A few months ago, just before the insanity started, I had an inspiration about the book I had started a while ago, but I haven’t had the inspiration to write more of it. With all of the terrible, horrible going on outside, I just couldn’t. I sat with my laptop and couldn’t make words happen. I could make rage happen, (insert selfless plug for The Masks We Wear) but not fiction. It seemed pointless to write a work of fiction when we had real problems in the world. I just couldn’t make the magic work and flow. Then, a few days ago, my eldest daughter turned to me at breakfast all bright-eyed, before I had even really started my coffee, and asked me a question: “If you could turn any part of your body into any material, like cake or food or whatever, and break it off and that part would grow back almost instantly, what part would you turn something into and what would it be?”
I just couldn’t. Looking into my bowl of responsible adult beige cereal, I started working through the five stages of grief. Denial: “Sophie, it’s too damn early for this. I can’t right now.” Anger: “Why would you even ask that? That’s so ridiculous! It doesn’t even make sense!” Bargaining: “Look, let me finish my coffee and maybe you can think of a better way to ask your question.” Depression: “My head and soul actually hurts because of that question.” And, finally, after about thirty seconds, I made it to acceptance: “Okay, so repeat that?” Now there was a lot to unpack there, and to try to do so at 9 o’clock in the morning is nigh impossible, but the wheels in the old imagination broke loose from the cob-webs and started working.
I don’t need to detail the entire sleep addled conversation I had with my three kids, why would I do that to you? But basically they all wanted to pick their hands or their heads and turn it into some sort of food, Sophie admitted the question occurred to her because she was thinking about the implications of cannibalism and if it still applied if your hand turned into a sandwich. Sam wanted to turn his head into a cake but I had to explain you would die, even if it grew back “almost” instantaneously. However, my wheels where free spinning now and were humming along. I said that I would turn one leg into gold and the other into platinum, as long as they’re going to grow back. I rationalized I could melt down the gold leg easily enough and make gold bars to sell. Sam asked the very reasonable question of why not just sell the leg, and I explained to him a gold leg would weigh too much. I don’t know if I could even carry it. And, if I brought in a gold leg made up of little golden hairs, toenails, blood vessels, that weird lump on my shin, and bones, there would be questions. Questions I can’t answer. Nope, melt that bad boy down.
“What about the platinum leg, dad?” Sophia asked. That, that I’d keep just because it would be awesome.

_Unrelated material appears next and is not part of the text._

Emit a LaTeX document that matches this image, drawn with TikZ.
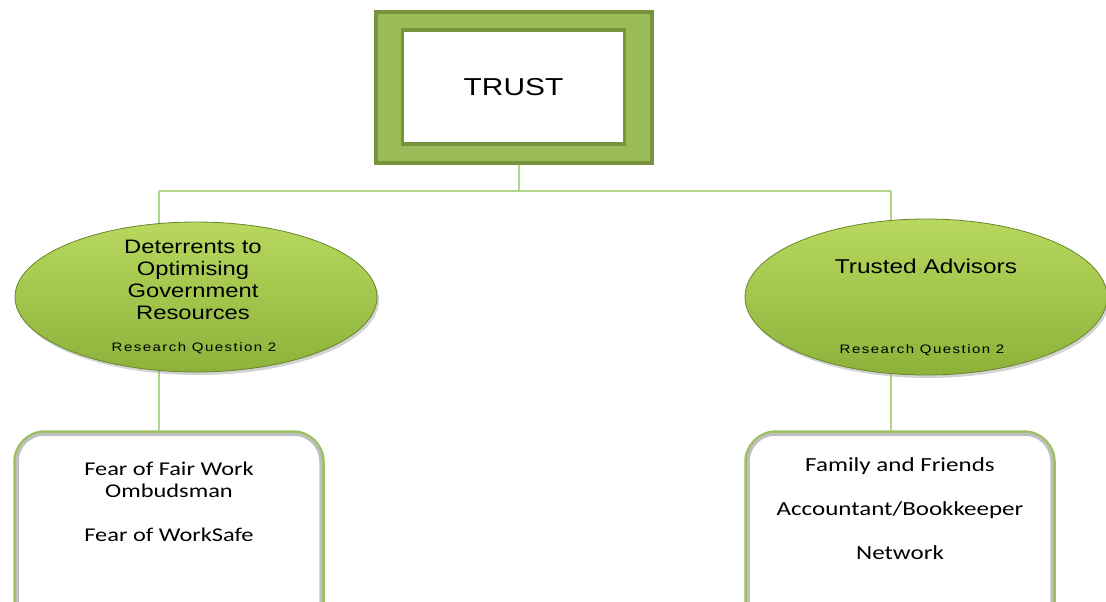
\documentclass[tikz,border=0pt]{standalone}
\usepackage{fontspec}
\setmainfont{Liberation Sans}[FakeStretch=1.22]
\newfontfamily\calibri{Carlito}[FakeStretch=1.25]
\newfontfamily\rqfont{Liberation Sans}[FakeStretch=1.22,LetterSpace=12]
\usetikzlibrary{shapes.geometric,shadows,backgrounds}

\definecolor{framegreen}{HTML}{9BBB59}
\definecolor{framedark}{HTML}{77933C}
\definecolor{linkgreen}{HTML}{B0D68A}
\definecolor{ovaltop}{HTML}{B8D85E}
\definecolor{ovalbot}{HTML}{8CB23A}
\definecolor{rimgreen}{HTML}{9CC060}

\tikzset{
  link/.style={draw=linkgreen, line width=2pt},
  oval/.style={ellipse, minimum width=362pt, minimum height=150pt,
    top color=ovaltop, bottom color=ovalbot, draw=ovalbot!75!black, line width=0.8pt,
    drop shadow={shadow xshift=2pt, shadow yshift=-3pt, opacity=0.35}},
  ovaltitle/.style={align=center, font=\fontsize{19.5}{22}\selectfont},
  rqlabel/.style={font=\rqfont\fontsize{12.3}{14}\selectfont},
  listbox/.style={rectangle, rounded corners=30pt, draw=rimgreen, line width=3.5pt,
    fill=white, minimum width=308pt, minimum height=200pt},
  innerrim/.style={draw=gray!50, line width=3pt, rounded corners=27pt},
  listtext/.style={align=center, font=\calibri\fontsize{19.5}{22}\selectfont}
}

\begin{document}
\begin{tikzpicture}[x=1pt, y=-1pt]
\useasboundingbox (0,0) rectangle (1106,602);
\clip (0,0) rectangle (1106,602);

% top frame with TRUST
\node[draw=framedark, line width=4pt, fill=framegreen,
      minimum width=276pt, minimum height=151pt] (frame) at (514,87.5) {};
\node[draw=framedark, line width=3.5pt, fill=white,
      minimum width=222pt, minimum height=114pt,
      font=\fontsize{24.5}{28}\selectfont] (trust) at (513.5,87) {TRUST};

% branch ovals
\node[oval] (deter) at (196,297) {};
\node[ovaltitle] (detertitle) at (193,280) {Deterrents to\\Optimising\\Government\\Resources};
\node[rqlabel] (rqleft) at (194,348) {Research Question 2};

\node[oval, minimum height=156pt] (advisors) at (926,297) {};
\node[ovaltitle, font=\fontsize{20}{22}\selectfont] (advtitle) at (926,266) {Trusted Advisors};
\node[rqlabel] (rqright) at (922,350) {Research Question 2};

% lower lists
\node[listbox] (fears) at (169,532) {};
\draw[innerrim] ([shift={(4pt,-4pt)}]fears.north west) rectangle ([shift={(-4pt,4pt)}]fears.south east);
\node[listtext] (fearstext) at (169,502) {Fear of Fair Work\\Ombudsman\\[22pt]Fear of WorkSafe};

\node[listbox] (trusted) at (900,532) {};
\draw[innerrim] ([shift={(4pt,-4pt)}]trusted.north west) rectangle ([shift={(-4pt,4pt)}]trusted.south east);
\node[listtext, font=\calibri\fontsize{20}{22}\selectfont] (trustedtext) at (900,509)
  {Family and Friends\\[22pt]Accountant/Bookkeeper\\[22pt]Network};

% connectors
\coordinate (hub) at (519,191);
\coordinate (jl) at (159,191);
\coordinate (jr) at (891,191);
\begin{scope}[on background layer]
  \draw[link] (hub |- frame.south) -- (hub);
  \draw[link] (jl) -- (jr);
  \draw[link] (jl) -- (jl |- fears.north);
  \draw[link] (jr) -- (jr |- trusted.north);
\end{scope}
\end{tikzpicture}
\end{document}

So now, I’m writing fiction again. Thanks, kids! I cleaned up my computer area, made a little nook in the living room where I focus, and I’m finally getting about five hundred words in when I sit down to write. Not every day, but almost every other day. And if you’re struggling with finding inspiration for your art, maybe talk to some children for awhile. They see things in ways we’ve lost, their perspective can challenge your own, or they can see things simpler then we are able to. Even if they may have no input on what you’re working on, they open up pathways in our mind long forgotten, with the echoes of childhood laughter still reverberating down its halls. If you don’t know any children you can borrow mine. Keep them as long as you need. (It’s been a long four months) Happy creating, everyone!